### What the task asks:
Below are entries. Copy exactly the lines running from the line that holds "Emit a Python" to the line that holds "plt.rcParams['axes.formatter.use_mathtext'] = True", with both ends included.

### Excerpted data:

▬▬▬

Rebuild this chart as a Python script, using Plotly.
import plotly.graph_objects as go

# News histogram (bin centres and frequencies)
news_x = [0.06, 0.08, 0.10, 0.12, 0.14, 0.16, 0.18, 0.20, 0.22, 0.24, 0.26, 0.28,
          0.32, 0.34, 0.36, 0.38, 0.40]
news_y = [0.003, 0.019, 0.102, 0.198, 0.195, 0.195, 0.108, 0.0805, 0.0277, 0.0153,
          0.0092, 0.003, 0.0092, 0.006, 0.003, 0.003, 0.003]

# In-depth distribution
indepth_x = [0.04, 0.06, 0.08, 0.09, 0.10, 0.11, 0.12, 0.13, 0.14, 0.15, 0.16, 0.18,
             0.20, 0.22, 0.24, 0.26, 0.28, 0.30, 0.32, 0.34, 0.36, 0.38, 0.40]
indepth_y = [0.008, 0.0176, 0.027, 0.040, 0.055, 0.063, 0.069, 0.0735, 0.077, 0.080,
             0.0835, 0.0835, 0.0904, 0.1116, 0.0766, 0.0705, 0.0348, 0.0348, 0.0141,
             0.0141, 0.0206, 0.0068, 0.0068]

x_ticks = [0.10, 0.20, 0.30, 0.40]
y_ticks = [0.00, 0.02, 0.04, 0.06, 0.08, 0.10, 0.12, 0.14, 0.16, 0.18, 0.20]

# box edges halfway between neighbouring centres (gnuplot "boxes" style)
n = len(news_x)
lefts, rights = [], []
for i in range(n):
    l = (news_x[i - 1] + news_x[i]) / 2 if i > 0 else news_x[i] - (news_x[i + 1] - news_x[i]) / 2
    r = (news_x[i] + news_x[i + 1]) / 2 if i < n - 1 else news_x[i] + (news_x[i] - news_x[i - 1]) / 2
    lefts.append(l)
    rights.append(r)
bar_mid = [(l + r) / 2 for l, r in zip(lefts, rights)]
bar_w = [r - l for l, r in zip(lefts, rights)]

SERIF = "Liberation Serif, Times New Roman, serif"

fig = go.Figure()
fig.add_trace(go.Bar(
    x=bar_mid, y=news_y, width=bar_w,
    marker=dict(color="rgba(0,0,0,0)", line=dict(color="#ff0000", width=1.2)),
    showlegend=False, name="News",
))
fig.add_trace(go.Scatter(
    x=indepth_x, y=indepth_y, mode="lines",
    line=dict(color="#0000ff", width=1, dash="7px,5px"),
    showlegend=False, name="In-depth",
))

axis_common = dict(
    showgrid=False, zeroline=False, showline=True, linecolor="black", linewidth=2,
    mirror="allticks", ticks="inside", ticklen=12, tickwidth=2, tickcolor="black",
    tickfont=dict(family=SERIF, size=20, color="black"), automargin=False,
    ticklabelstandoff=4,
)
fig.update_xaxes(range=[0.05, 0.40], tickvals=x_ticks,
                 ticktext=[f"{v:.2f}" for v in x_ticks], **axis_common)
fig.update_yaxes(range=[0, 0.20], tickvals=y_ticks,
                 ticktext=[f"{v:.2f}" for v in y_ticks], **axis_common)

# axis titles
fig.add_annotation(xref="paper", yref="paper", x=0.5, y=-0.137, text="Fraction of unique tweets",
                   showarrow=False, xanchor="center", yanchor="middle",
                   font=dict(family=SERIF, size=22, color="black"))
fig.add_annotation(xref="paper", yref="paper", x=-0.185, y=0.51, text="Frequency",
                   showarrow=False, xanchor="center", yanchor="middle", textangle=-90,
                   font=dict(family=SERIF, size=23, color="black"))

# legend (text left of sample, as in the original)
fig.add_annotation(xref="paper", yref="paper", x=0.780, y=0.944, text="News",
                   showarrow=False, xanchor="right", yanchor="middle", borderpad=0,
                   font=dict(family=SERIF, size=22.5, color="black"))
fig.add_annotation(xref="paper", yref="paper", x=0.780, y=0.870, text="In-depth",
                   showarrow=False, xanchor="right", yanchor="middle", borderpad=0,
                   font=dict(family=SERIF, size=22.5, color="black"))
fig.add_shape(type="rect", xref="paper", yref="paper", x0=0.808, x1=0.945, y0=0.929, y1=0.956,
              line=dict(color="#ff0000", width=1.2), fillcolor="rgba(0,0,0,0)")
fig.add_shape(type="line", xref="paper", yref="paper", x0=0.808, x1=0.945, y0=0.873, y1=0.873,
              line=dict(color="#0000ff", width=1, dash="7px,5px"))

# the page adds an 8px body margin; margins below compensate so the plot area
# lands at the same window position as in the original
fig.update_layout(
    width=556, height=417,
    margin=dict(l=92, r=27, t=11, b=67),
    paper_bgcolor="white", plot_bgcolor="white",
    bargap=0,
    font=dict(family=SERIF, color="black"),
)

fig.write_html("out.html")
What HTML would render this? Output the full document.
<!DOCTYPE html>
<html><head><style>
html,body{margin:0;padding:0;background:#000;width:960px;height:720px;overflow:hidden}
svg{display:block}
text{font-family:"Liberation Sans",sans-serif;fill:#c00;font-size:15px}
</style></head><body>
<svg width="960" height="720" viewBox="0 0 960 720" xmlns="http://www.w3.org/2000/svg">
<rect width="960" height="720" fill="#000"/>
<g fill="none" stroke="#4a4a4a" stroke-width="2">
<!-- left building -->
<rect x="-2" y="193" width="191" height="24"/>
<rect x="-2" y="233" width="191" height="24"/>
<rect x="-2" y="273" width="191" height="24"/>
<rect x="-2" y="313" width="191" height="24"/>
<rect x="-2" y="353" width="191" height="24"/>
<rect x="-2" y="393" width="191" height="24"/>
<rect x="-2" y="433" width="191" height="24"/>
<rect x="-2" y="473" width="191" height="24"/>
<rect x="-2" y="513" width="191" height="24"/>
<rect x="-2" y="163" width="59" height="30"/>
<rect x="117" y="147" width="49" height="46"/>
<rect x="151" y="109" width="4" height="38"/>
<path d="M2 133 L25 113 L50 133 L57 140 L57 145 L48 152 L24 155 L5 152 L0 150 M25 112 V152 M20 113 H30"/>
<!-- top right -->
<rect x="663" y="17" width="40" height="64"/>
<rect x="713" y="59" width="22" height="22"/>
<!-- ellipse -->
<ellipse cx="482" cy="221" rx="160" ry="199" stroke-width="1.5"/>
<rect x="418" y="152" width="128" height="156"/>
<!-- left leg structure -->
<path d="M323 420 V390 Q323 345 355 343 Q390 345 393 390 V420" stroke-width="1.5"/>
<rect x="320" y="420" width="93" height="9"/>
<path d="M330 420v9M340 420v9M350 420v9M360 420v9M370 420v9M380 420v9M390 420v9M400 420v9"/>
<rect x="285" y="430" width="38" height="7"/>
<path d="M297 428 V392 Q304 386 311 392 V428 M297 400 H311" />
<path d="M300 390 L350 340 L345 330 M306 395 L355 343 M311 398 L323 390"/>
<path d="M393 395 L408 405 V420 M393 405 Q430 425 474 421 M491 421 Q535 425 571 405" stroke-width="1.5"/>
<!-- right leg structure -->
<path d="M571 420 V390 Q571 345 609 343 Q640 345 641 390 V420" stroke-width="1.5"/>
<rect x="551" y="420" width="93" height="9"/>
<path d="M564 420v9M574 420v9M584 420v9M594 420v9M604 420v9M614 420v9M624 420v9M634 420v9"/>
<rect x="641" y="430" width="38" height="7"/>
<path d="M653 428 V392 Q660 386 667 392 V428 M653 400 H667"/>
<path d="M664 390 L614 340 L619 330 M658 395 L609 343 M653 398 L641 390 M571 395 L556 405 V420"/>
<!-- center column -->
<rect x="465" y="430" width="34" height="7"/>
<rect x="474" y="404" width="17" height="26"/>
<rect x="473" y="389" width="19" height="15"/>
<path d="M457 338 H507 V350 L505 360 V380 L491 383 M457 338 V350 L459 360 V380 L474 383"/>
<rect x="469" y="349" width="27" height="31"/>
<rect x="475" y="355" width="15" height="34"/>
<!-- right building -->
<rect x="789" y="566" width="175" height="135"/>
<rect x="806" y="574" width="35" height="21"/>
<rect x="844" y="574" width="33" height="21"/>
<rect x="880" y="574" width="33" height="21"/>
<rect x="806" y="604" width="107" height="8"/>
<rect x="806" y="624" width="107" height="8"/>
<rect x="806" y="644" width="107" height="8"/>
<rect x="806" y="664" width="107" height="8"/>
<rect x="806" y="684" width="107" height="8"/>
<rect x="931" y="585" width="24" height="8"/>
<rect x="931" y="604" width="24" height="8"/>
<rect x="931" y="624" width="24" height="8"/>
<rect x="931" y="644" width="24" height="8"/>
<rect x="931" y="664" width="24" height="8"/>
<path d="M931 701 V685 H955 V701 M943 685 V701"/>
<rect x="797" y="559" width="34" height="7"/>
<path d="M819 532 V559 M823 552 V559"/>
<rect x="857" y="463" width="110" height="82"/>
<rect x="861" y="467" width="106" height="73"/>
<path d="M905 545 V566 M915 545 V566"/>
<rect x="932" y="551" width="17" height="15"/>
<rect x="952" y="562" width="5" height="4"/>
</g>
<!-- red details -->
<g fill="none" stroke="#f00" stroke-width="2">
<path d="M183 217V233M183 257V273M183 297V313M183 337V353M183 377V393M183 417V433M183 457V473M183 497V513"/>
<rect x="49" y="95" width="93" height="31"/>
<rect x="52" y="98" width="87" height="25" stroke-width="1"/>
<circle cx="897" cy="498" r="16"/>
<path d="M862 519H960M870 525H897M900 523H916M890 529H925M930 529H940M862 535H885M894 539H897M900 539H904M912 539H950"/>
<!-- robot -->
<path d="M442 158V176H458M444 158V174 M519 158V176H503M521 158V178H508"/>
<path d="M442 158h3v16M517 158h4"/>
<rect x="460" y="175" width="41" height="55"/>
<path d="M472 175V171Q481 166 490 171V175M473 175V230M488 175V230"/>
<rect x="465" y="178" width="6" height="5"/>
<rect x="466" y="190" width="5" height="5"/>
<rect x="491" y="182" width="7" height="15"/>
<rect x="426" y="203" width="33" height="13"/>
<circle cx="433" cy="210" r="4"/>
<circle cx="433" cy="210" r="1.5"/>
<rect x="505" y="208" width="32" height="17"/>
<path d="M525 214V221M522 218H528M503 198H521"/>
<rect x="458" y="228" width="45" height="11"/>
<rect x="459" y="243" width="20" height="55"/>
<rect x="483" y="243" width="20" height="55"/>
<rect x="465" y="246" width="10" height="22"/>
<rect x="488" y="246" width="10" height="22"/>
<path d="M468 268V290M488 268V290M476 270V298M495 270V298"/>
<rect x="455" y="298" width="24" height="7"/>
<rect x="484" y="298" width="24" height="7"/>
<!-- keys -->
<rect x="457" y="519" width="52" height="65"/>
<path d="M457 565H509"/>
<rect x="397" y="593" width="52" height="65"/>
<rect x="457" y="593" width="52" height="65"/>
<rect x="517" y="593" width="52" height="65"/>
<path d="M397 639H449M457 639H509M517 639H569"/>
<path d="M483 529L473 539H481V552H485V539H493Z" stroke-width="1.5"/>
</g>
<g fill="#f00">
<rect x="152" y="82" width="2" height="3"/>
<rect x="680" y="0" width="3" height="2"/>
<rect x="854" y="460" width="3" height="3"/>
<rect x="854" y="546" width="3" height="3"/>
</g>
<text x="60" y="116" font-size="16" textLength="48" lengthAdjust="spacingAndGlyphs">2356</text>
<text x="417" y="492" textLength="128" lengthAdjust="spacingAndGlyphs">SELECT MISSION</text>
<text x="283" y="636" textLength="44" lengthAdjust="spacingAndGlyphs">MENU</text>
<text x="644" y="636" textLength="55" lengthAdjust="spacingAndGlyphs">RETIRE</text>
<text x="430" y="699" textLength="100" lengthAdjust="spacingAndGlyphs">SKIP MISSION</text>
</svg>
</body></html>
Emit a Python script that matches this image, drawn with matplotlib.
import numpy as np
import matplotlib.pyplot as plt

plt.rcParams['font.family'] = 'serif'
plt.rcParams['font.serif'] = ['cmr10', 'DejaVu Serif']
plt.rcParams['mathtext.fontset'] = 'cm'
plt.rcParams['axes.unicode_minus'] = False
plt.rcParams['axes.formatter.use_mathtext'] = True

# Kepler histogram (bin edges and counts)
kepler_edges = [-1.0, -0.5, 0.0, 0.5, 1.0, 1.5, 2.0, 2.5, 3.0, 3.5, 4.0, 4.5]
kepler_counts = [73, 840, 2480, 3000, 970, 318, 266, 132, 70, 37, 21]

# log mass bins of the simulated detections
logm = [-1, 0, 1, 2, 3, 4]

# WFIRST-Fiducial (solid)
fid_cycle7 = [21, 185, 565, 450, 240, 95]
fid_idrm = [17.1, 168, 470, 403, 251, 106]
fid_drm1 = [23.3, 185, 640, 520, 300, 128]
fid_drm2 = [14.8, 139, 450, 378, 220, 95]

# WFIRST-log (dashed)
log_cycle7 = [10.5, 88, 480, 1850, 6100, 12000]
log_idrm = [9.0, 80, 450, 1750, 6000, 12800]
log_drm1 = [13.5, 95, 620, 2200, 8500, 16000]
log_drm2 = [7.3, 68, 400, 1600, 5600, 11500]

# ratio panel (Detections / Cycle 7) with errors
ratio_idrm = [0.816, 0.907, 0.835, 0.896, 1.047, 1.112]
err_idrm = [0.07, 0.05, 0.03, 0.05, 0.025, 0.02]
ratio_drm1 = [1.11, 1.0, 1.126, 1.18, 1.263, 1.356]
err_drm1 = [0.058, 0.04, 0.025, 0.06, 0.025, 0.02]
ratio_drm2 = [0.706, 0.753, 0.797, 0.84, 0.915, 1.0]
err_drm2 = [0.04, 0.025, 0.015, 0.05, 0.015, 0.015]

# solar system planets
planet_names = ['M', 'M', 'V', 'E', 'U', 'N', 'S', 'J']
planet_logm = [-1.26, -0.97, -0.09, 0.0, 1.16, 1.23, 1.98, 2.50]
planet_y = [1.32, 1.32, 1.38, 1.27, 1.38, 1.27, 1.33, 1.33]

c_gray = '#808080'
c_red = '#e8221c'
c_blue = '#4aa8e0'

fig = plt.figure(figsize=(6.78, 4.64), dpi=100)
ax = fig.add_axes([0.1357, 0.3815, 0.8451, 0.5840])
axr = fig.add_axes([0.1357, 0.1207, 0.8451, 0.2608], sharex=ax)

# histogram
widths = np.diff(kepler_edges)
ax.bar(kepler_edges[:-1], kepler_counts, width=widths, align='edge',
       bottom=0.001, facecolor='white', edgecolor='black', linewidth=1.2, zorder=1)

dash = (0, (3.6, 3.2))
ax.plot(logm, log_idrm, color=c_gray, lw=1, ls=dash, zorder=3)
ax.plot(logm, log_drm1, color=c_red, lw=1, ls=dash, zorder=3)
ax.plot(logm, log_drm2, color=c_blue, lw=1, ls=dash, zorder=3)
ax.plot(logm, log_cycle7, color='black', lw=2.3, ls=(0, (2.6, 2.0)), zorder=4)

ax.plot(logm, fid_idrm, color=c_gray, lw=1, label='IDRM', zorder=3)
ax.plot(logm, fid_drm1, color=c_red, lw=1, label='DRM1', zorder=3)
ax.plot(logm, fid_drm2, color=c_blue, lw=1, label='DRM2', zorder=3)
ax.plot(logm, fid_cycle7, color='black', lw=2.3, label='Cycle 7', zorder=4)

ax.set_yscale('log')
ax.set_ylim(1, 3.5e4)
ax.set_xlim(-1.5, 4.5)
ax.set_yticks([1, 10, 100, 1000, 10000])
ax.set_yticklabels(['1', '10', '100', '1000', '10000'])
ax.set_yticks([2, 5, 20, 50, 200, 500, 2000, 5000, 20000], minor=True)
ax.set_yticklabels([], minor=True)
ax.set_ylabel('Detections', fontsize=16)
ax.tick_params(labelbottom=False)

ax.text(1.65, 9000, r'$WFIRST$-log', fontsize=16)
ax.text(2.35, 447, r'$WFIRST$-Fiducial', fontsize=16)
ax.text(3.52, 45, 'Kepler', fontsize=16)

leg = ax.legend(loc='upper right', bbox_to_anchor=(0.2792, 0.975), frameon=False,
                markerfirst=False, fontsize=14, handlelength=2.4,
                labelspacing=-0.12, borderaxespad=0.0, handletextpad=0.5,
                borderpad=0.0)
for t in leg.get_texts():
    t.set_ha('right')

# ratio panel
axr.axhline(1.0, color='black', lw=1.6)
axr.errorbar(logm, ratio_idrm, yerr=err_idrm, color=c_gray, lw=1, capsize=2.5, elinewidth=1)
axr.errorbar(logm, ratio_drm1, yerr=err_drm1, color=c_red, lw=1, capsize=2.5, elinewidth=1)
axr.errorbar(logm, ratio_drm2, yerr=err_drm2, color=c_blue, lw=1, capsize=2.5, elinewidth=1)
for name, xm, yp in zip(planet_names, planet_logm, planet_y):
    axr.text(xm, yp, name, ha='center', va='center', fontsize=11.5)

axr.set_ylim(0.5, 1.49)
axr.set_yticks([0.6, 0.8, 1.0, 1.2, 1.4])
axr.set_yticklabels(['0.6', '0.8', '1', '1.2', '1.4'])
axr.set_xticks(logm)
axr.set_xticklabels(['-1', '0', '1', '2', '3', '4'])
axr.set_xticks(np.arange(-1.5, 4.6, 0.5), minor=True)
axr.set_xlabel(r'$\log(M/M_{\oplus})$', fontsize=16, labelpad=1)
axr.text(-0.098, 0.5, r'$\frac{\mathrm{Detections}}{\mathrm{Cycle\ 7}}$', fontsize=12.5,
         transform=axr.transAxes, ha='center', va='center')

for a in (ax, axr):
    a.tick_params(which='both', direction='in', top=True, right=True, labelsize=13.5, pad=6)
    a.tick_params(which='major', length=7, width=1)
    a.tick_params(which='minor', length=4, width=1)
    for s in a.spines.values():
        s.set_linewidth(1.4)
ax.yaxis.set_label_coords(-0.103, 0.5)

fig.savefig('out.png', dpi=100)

▬▬▬

### Task solution:
Emit a Python script that matches this image, drawn with matplotlib.
import numpy as np
import matplotlib.pyplot as plt

plt.rcParams['font.family'] = 'serif'
plt.rcParams['font.serif'] = ['cmr10', 'DejaVu Serif']
plt.rcParams['mathtext.fontset'] = 'cm'
plt.rcParams['axes.unicode_minus'] = False
plt.rcParams['axes.formatter.use_mathtext'] = True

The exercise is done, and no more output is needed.